Subsidies at the Border Resume But Exclude TijuanaBy Kristelle Gutiérrez | Wed, 04/13/2022 - 14:52
On April 2, Mexico’s government revealed that the policy that subsidized gasoline would stop applying between April 2 and 8 near the US border due to shortages caused by more Americans driving south to avoid higher fuel prices. However, after only three days of suspension, authorities announced that the subsidy would be reinstated in all 40 border municipalities, except for Tijuana, one of the world’s busiest border crossings, and Playas del Rosario.
Initially, the policy stopped applying in the border states of Tamaulipas, Nuevo Leon, Coahuila, Chihuahua, Sonora and Baja California, due to the shortage that stemmed from what Rogelio Ramírez de la O, Minister of Finance, described as “an imbalance between supply and demand.” Additionally, the administration admitted that the shortage was also affecting US citizens that were crossing the border in hopes of avoiding the record-high prices of gasoline and diesel.
“We had to intervene, the problem was corrected and solved. Our adversaries were already saying that there was a gasolinazo, but we already have sufficient supply,” said President Andrés Manuel López Obrador. “We are helping Mexicans who live in the US and have double citizenship, but we are also helping Americans that live near the border, who are our neighbors. It is an act of solidarity to them,” he added.
Gabriel Yorio, Deputy Minister of Finance, said to Reuters that the administration planned to use the surplus revenue from rising prices of oil crude to subsidize gasoline and diesel prices in the country. He added that this measure had helped contain inflation, which already rose to 7.29 percent during the first 15 days of March. Accordingly, the Ministry of Finance and Public Credit (SHCP) revealed in its General Economic Policy Guidelines (GEPC) that the rise of oil prices would increase the revenues from oil exports so that they would be higher than the increase in expenses from hydrocarbon imports for PEMEX.

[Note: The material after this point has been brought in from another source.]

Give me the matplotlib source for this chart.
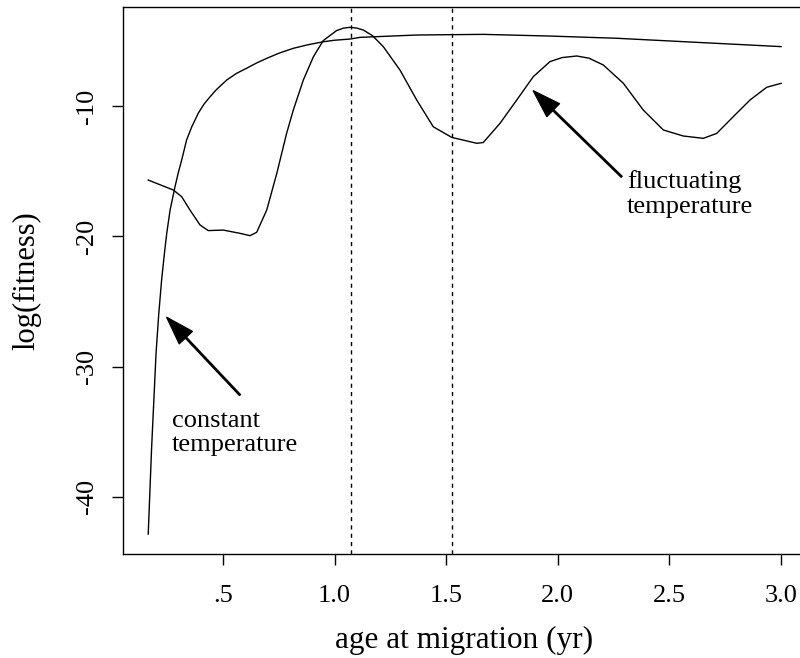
import matplotlib
matplotlib.use("Agg")
import matplotlib.pyplot as plt

# log fitness vs age at migration, two temperature regimes
const_age = [0.165, 0.180, 0.200, 0.212, 0.225, 0.237, 0.248, 0.263, 0.285,
             0.300, 0.315, 0.337, 0.360, 0.389, 0.415, 0.442, 0.470, 0.517,
             0.560, 0.606, 0.650, 0.696, 0.750, 0.815, 0.880, 0.949, 1.000,
             1.069, 1.114, 1.368, 1.666, 1.965, 2.264, 2.562, 3.000]
const_fit = [-42.85, -36.3, -29.0, -26.0, -23.35, -21.4, -19.77, -17.98, -16.19,
             -15.1, -14.14, -12.6, -11.6, -10.56, -9.85, -9.29, -8.75, -8.00,
             -7.50, -7.10, -6.70, -6.34, -5.95, -5.57, -5.30, -5.07, -4.95,
             -4.86, -4.73, -4.55, -4.50, -4.63, -4.80, -5.06, -5.44]

fluct_age = [0.165, 0.278, 0.315, 0.352, 0.397, 0.434, 0.501, 0.576, 0.621,
             0.651, 0.696, 0.741, 0.785, 0.815, 0.860, 0.905, 0.949, 1.009,
             1.040, 1.069, 1.100, 1.129, 1.170, 1.218, 1.293, 1.368, 1.442,
             1.525, 1.637, 1.666, 1.741, 1.816, 1.890, 1.965, 2.020, 2.085,
             2.140, 2.204, 2.294, 2.383, 2.473, 2.562, 2.652, 2.712, 2.786,
             2.861, 2.936, 3.000]
fluct_fit = [-15.68, -16.45, -16.96, -17.98, -19.13, -19.56, -19.52, -19.77, -19.95,
             -19.69, -17.98, -15.17, -12.10, -10.31, -8.00, -6.22, -4.98, -4.21,
             -4.02, -3.96, -4.02, -4.17, -4.60, -5.44, -7.24, -9.54, -11.59,
             -12.41, -12.86, -12.80, -11.33, -9.54, -7.75, -6.59, -6.28, -6.16,
             -6.33, -6.85, -8.26, -10.31, -11.84, -12.30, -12.48, -12.10, -10.82,
             -9.54, -8.56, -8.26]

# optimal ages marked with dotted lines
opt_ages = [1.072, 1.525]

xticks = [0.5, 1.0, 1.5, 2.0, 2.5, 3.0]
xtick_labels = [".5", "1.0", "1.5", "2.0", "2.5", "3.0"]
yticks = [-40, -30, -20, -10]
ytick_labels = ["-40", "-30", "-20", "-10"]

plt.rcParams["font.family"] = "Liberation Serif"
plt.rcParams["axes.unicode_minus"] = False

fig = plt.figure(figsize=(8, 6.58), dpi=100)
ax = fig.add_axes([123 / 800, 104 / 658, 683 / 800, 547 / 658])

ax.plot(const_age, const_fit, color="black", lw=1.0)
ax.plot(fluct_age, fluct_fit, color="black", lw=1.0)
for a in opt_ages:
    ax.axvline(a, color="black", lw=1.0, linestyle=(0, (3, 3)))

ax.set_xlim(0.052, 3.112)
ax.set_ylim(-44.38, -2.40)

ax.set_xticks(xticks)
ax.set_xticklabels(xtick_labels)
ax.set_yticks(yticks)
ax.set_yticklabels(ytick_labels, rotation=90, va="center")
ax.tick_params(axis="both", direction="out", length=8, width=1, labelsize=19)
ax.tick_params(axis="x", pad=14)
ax.tick_params(axis="y", pad=10)
for s in ax.spines.values():
    s.set_linewidth(1.0)

ax.set_xlabel("age at migration (yr)", fontsize=22.5, labelpad=14)
ax.set_ylabel("log(fitness)", fontsize=22, labelpad=25)

arrow = dict(facecolor="black", edgecolor="black", width=1.0,
             headwidth=13, headlength=20, shrink=0)
ax.annotate("", xy=(0.248, -26.22), xytext=(0.576, -32.18), arrowprops=arrow)
ax.text(0.27, -35.1, "constant\ntemperature", fontsize=19, ha="left",
        va="center", linespacing=1.15)

ax.annotate("", xy=(1.890, -8.83), xytext=(2.286, -15.43), arrowprops=arrow)
ax.text(2.309, -16.77, "fluctuating\ntemperature", fontsize=19, ha="left",
        va="center", linespacing=1.15)

fig.savefig("out.png", dpi=100)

Conversely, experts still expect that fuel prices all over the world will eventually affect countries that have not perceived significant damages to their economies due to the Russian invasion of Ukraine. According to MBN, rising hydrocarbons prices are expected to outpace global inflation and interest rates. Such surges are said to lead to an increase in the price of Mexico’s imports from the US, which could, in turn, debilitate the government’s efforts to keep prices down.